The resulting transformations were not only cultural but also socio-economic and religious. There were supporters and resistors to these transformations, but the overall feature of this early modernity was relative openness, diversity and tolerance. Political and social writings in Arab societies during the late nineteenth and early twentieth centuries were innovative and radical in their modernist thought.
Only in the second half of the twentieth century was there a serious counter-wave that saw modernity as anti-religious. Lecture on 'Everyday modernity in Arab world'.
According to Professor Zubaida, political Islam – advocating a ‘return’ to religious ‘purity’ - must be seen against a background of secularisation. Yet, this often overlooks the lived cosmopolitan history of the region. As it turns out, especially in the midst of globalisation, everyday modernity engages the ‘economy of desire’, driven by consumerist demands.
This material culture undermines ideologies of all kinds, including those of fundamentalism. Professor Zubaida cited examples ranging from food and clothing choices to the cinema and sexuality that defy attempts at control, official or otherwise.
Earlier in his introductory remarks, Dr Amyn Sajoo, the series’ organiser, situated Professor Zubaida’s lecture in the context of the series.
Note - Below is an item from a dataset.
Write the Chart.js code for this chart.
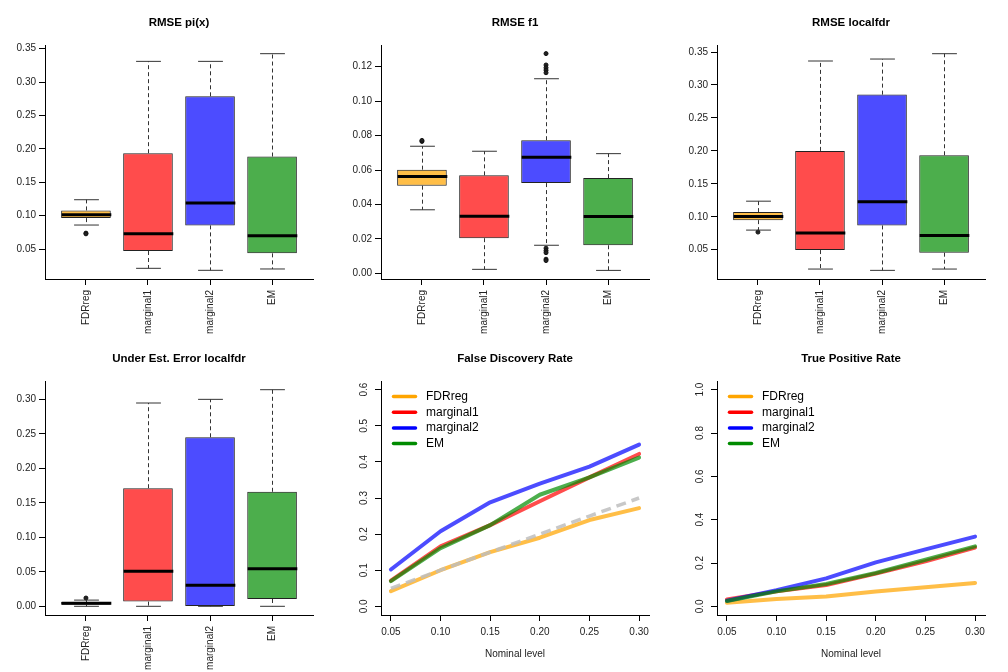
<!DOCTYPE html>
<html>
<head>
<meta charset="utf-8">
<title>Simulation results</title>
<script src="https://cdn.jsdelivr.net/npm/chart.js@4.4.1/dist/chart.umd.min.js"></script>
<style>
  body { margin: 0; background: #fff; }
  #grid {
    display: grid;
    grid-template-columns: 336px 336px 336px;
    grid-template-rows: 336px 336px;
    width: 1008px;
    height: 672px;
  }
  canvas { display: block; }
</style>
</head>
<body>
<div id="grid">
  <canvas id="rmsePi" width="336" height="336"></canvas>
  <canvas id="rmseF1" width="336" height="336"></canvas>
  <canvas id="rmseLfdr" width="336" height="336"></canvas>
  <canvas id="underEst" width="336" height="336"></canvas>
  <canvas id="fdr" width="336" height="336"></canvas>
  <canvas id="tpr" width="336" height="336"></canvas>
</div>
<script>
// methods compared
const methods = ["FDRreg", "marginal1", "marginal2", "EM"];

// box stats per method: [lower whisker, Q1, median, Q3, upper whisker]
const rmsePiStats = [
  [0.0859, 0.0963, 0.1013, 0.1078, 0.1238],
  [0.0211, 0.0470, 0.0729, 0.1935, 0.3310],
  [0.0181, 0.0854, 0.1188, 0.2787, 0.3310],
  [0.0201, 0.0435, 0.0699, 0.1885, 0.3425],
];
const rmsePiOutliers = [[0.0738, 0.0727], [], [], []];

const rmseF1Stats = [
  [0.0369, 0.0509, 0.0563, 0.0602, 0.0738],
  [0.0023, 0.0204, 0.0332, 0.0569, 0.0709],
  [0.0163, 0.0524, 0.0674, 0.0773, 0.1130],
  [0.0017, 0.0163, 0.0330, 0.0553, 0.0695],
];
const rmseF1Outliers = [
  [0.0766, 0.0772],
  [],
  [0.1276, 0.1210, 0.1194, 0.1180, 0.1165, 0.0146, 0.0132, 0.0120, 0.0082, 0.0074],
  [],
];

const rmseLfdrStats = [
  [0.0798, 0.0949, 0.1005, 0.1071, 0.1237],
  [0.0207, 0.0495, 0.0753, 0.2000, 0.3364],
  [0.0187, 0.0869, 0.1227, 0.2854, 0.3394],
  [0.0207, 0.0455, 0.0717, 0.1934, 0.3475],
];
const rmseLfdrOutliers = [[0.0768], [], [], []];

const underEstStats = [
  [0.0000, 0.0024, 0.0043, 0.0063, 0.0090],
  [0.0000, 0.0068, 0.0507, 0.1712, 0.2947],
  [0.0000, 0.0005, 0.0304, 0.2450, 0.3000],
  [0.0000, 0.0106, 0.0545, 0.1660, 0.3140],
];
const underEstOutliers = [[0.0120], [], [], []];

// y tick labels of the box panels
const piTicks = [0.05, 0.10, 0.15, 0.20, 0.25, 0.30, 0.35];
const f1Ticks = [0.00, 0.02, 0.04, 0.06, 0.08, 0.10, 0.12];
const underTicks = [0.00, 0.05, 0.10, 0.15, 0.20, 0.25, 0.30];

// line panels
const nominal = [0.05, 0.10, 0.15, 0.20, 0.25, 0.30];
const nominalLine = [0.05, 0.10, 0.15, 0.20, 0.25, 0.30];
const fdrFDRreg = [0.042, 0.100, 0.150, 0.190, 0.239, 0.272];
const fdrMarginal1 = [0.071, 0.166, 0.225, 0.291, 0.357, 0.422];
const fdrMarginal2 = [0.102, 0.208, 0.288, 0.340, 0.387, 0.448];
const fdrEM = [0.070, 0.161, 0.225, 0.309, 0.357, 0.412];
const tprFDRreg = [0.017, 0.034, 0.045, 0.068, 0.088, 0.108];
const tprMarginal1 = [0.032, 0.069, 0.098, 0.151, 0.208, 0.271];
const tprMarginal2 = [0.026, 0.074, 0.129, 0.203, 0.263, 0.322];
const tprEM = [0.025, 0.069, 0.103, 0.154, 0.215, 0.277];
const fdrTicks = [0.0, 0.1, 0.2, 0.3, 0.4, 0.5, 0.6];
const tprTicks = [0.0, 0.2, 0.4, 0.6, 0.8, 1.0];

// colours
const fillColors = ["rgba(255,165,0,0.72)", "rgba(255,0,0,0.7)", "rgba(0,0,255,0.7)", "rgba(0,139,0,0.7)"];
const legendColors = ["#FFA500", "#FF0000", "#0000FF", "#008B00"];

Chart.defaults.font.family = "'Liberation Sans', Arial, Helvetica, sans-serif";
Chart.defaults.color = "#222";

const titleFont = { size: 11.5, weight: "bold" };
const titleOpts = (text) => ({
  display: true,
  text: text,
  fullSize: false,
  color: "#000",
  font: titleFont,
  padding: { top: 16.4, bottom: 14.8 },
});

const axisGrid = { drawOnChartArea: false, drawTicks: true, tickLength: 6, color: "#000", offset: false };
const axisBorder = { display: true, color: "#000", width: 1 };

// whiskers, caps and medians on top of the floating bars
const boxWhiskers = {
  id: "boxWhiskers",
  afterDatasetsDraw(chart, args, opts) {
    if (!opts.stats) return;
    const { ctx } = chart;
    const y = chart.scales.y;
    const bars = chart.getDatasetMeta(0).data;
    ctx.save();
    opts.stats.forEach((s, i) => {
      const bar = bars[i];
      const cx = Math.round(bar.x) + 0.5;
      const half = bar.width / 2;
      const lo = y.getPixelForValue(s[0]);
      const q1 = y.getPixelForValue(s[1]);
      const med = y.getPixelForValue(s[2]);
      const q3 = y.getPixelForValue(s[3]);
      const hi = y.getPixelForValue(s[4]);

      ctx.strokeStyle = "#333";
      ctx.lineWidth = 1;
      ctx.setLineDash([4, 3]);
      ctx.beginPath();
      ctx.moveTo(cx, q1);
      ctx.lineTo(cx, lo);
      ctx.moveTo(cx, q3);
      ctx.lineTo(cx, hi);
      ctx.stroke();

      ctx.setLineDash([]);
      ctx.beginPath();
      ctx.moveTo(cx - half / 2, lo);
      ctx.lineTo(cx + half / 2, lo);
      ctx.moveTo(cx - half / 2, hi);
      ctx.lineTo(cx + half / 2, hi);
      ctx.stroke();

      ctx.strokeStyle = "#000";
      ctx.lineWidth = 3;
      ctx.beginPath();
      ctx.moveTo(cx - half, med);
      ctx.lineTo(cx + half, med);
      ctx.stroke();
    });
    ctx.restore();
  },
};

// legend inside the plot region, R style
const lineLegend = {
  id: "lineLegend",
  afterDraw(chart, args, opts) {
    if (!opts.labels) return;
    const { ctx, chartArea } = chart;
    ctx.save();
    ctx.font = "12px 'Liberation Sans', Arial, Helvetica, sans-serif";
    ctx.textBaseline = "middle";
    opts.labels.forEach((lab, i) => {
      const yy = chartArea.top + 15.5 + i * 15.7;
      ctx.strokeStyle = opts.colors[i];
      ctx.lineWidth = 3.5;
      ctx.lineCap = "round";
      ctx.beginPath();
      ctx.moveTo(chartArea.left + 12.5, yy);
      ctx.lineTo(chartArea.left + 34.5, yy);
      ctx.stroke();
      ctx.fillStyle = "#000";
      ctx.fillText(lab, chartArea.left + 45, yy);
    });
    ctx.restore();
  },
};

function makeBox(id, title, stats, outliers, yMin, yMax, yTicks) {
  const ctx = document.getElementById(id).getContext("2d");
  const outPoints = [];
  outliers.forEach((vals, i) => vals.forEach((v) => outPoints.push({ x: i + 1, y: v })));

  new Chart(ctx, {
    type: "bar",
    data: {
      datasets: [
        {
          type: "bar",
          data: stats.map((s, i) => ({ x: i + 1, y: [s[1], s[3]] })),
          backgroundColor: fillColors,
          borderColor: "#222",
          borderWidth: 1,
          borderSkipped: false,
          categoryPercentage: 1,
          barPercentage: 0.8,
        },
        {
          type: "scatter",
          data: outPoints,
          pointRadius: 2,
          pointBackgroundColor: "#222",
          pointBorderColor: "#111",
          pointBorderWidth: 1,
        },
      ],
    },
    options: {
      responsive: false,
      animation: false,
      events: [],
      layout: { padding: { left: 0, right: 23, top: 0, bottom: 0 } },
      plugins: {
        legend: { display: false },
        tooltip: { enabled: false },
        title: titleOpts(title),
        boxWhiskers: { stats: stats },
      },
      scales: {
        x: {
          type: "linear",
          min: 0.34,
          max: 4.66,
          offset: false,
          afterBuildTicks: (s) => { s.ticks = methods.map((m, i) => ({ value: i + 1 })); },
          afterFit: (s) => { s.height = 57; },
          ticks: {
            autoSkip: false,
            minRotation: 90,
            maxRotation: 90,
            padding: 5,
            font: { size: 10 },
            callback: (v) => methods[v - 1],
          },
          grid: axisGrid,
          border: axisBorder,
        },
        y: {
          min: yMin,
          max: yMax,
          afterBuildTicks: (s) => { s.ticks = yTicks.map((v) => ({ value: v })); },
          afterFit: (s) => { s.width = 45; },
          ticks: {
            padding: 3,
            font: { size: 10 },
            callback: (v) => v.toFixed(2),
          },
          grid: axisGrid,
          border: axisBorder,
        },
      },
    },
    plugins: [boxWhiskers],
  });
}

function makeLines(id, title, series, refLine, yMin, yMax, yTicks) {
  const ctx = document.getElementById(id).getContext("2d");
  const datasets = series.map((vals, i) => ({
    label: methods[i],
    data: nominal.map((x, j) => ({ x: x, y: vals[j] })),
    borderColor: fillColors[i],
    borderWidth: 4,
    borderCapStyle: "round",
    borderJoinStyle: "round",
    pointRadius: 0,
    tension: 0,
    order: series.length - i,
  }));
  if (refLine) {
    datasets.push({
      label: "nominal",
      data: nominal.map((x, j) => ({ x: x, y: refLine[j] })),
      borderColor: "rgba(190,190,190,0.85)",
      borderWidth: 3.5,
      borderDash: [10, 6],
      pointRadius: 0,
      tension: 0,
      order: 0,
    });
  }

  new Chart(ctx, {
    type: "line",
    data: { datasets: datasets },
    options: {
      responsive: false,
      animation: false,
      events: [],
      layout: { padding: { left: 0, right: 23, top: 0, bottom: 0 } },
      plugins: {
        legend: { display: false },
        tooltip: { enabled: false },
        title: titleOpts(title),
        lineLegend: { labels: methods, colors: legendColors },
      },
      scales: {
        x: {
          type: "linear",
          min: 0.04,
          max: 0.31,
          afterBuildTicks: (s) => { s.ticks = nominal.map((v) => ({ value: v })); },
          afterFit: (s) => { s.height = 57; },
          title: {
            display: true,
            text: "Nominal level",
            color: "#222",
            font: { size: 10 },
            padding: { top: 0, bottom: 12 },
          },
          ticks: {
            autoSkip: false,
            maxRotation: 0,
            padding: 5,
            font: { size: 10 },
            callback: (v) => v.toFixed(2),
          },
          grid: axisGrid,
          border: axisBorder,
        },
        y: {
          min: yMin,
          max: yMax,
          afterBuildTicks: (s) => { s.ticks = yTicks.map((v) => ({ value: v })); },
          afterFit: (s) => { s.width = 45; },
          ticks: {
            minRotation: 90,
            maxRotation: 90,
            crossAlign: "center",
            padding: 4,
            font: { size: 10 },
            callback: (v) => v.toFixed(1),
          },
          grid: axisGrid,
          border: axisBorder,
        },
      },
    },
    plugins: [lineLegend],
  });
}

makeBox("rmsePi", "RMSE pi(x)", rmsePiStats, rmsePiOutliers, 0.0051, 0.3555, piTicks);
makeBox("rmseF1", "RMSE f1", rmseF1Stats, rmseF1Outliers, -0.0033, 0.1326, f1Ticks);
makeBox("rmseLfdr", "RMSE localfdr", rmseLfdrStats, rmseLfdrOutliers, 0.0056, 0.3607, piTicks);
makeBox("underEst", "Under Est. Error localfdr", underEstStats, underEstOutliers, -0.0126, 0.3266, underTicks);
makeLines("fdr", "False Discovery Rate",
  [fdrFDRreg, fdrMarginal1, fdrMarginal2, fdrEM], nominalLine, -0.024, 0.624, fdrTicks);
makeLines("tpr", "True Positive Rate",
  [tprFDRreg, tprMarginal1, tprMarginal2, tprEM], null, -0.04, 1.04, tprTicks);
</script>
</body>
</html>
Alluding to the mixing of the sacred and the secular in various public contexts in the Muslim world, he noted that the tension between ideology and everyday culture raises key questions about ‘the limits of official policy, the place of public religion in civic modernity, and the capacity of cultural tradition to reinvent itself.’
Future speakers in this series will include Professor Amira Bennison, Dr Ismail Serageldin and Professor Abdelwahab el-Affendi.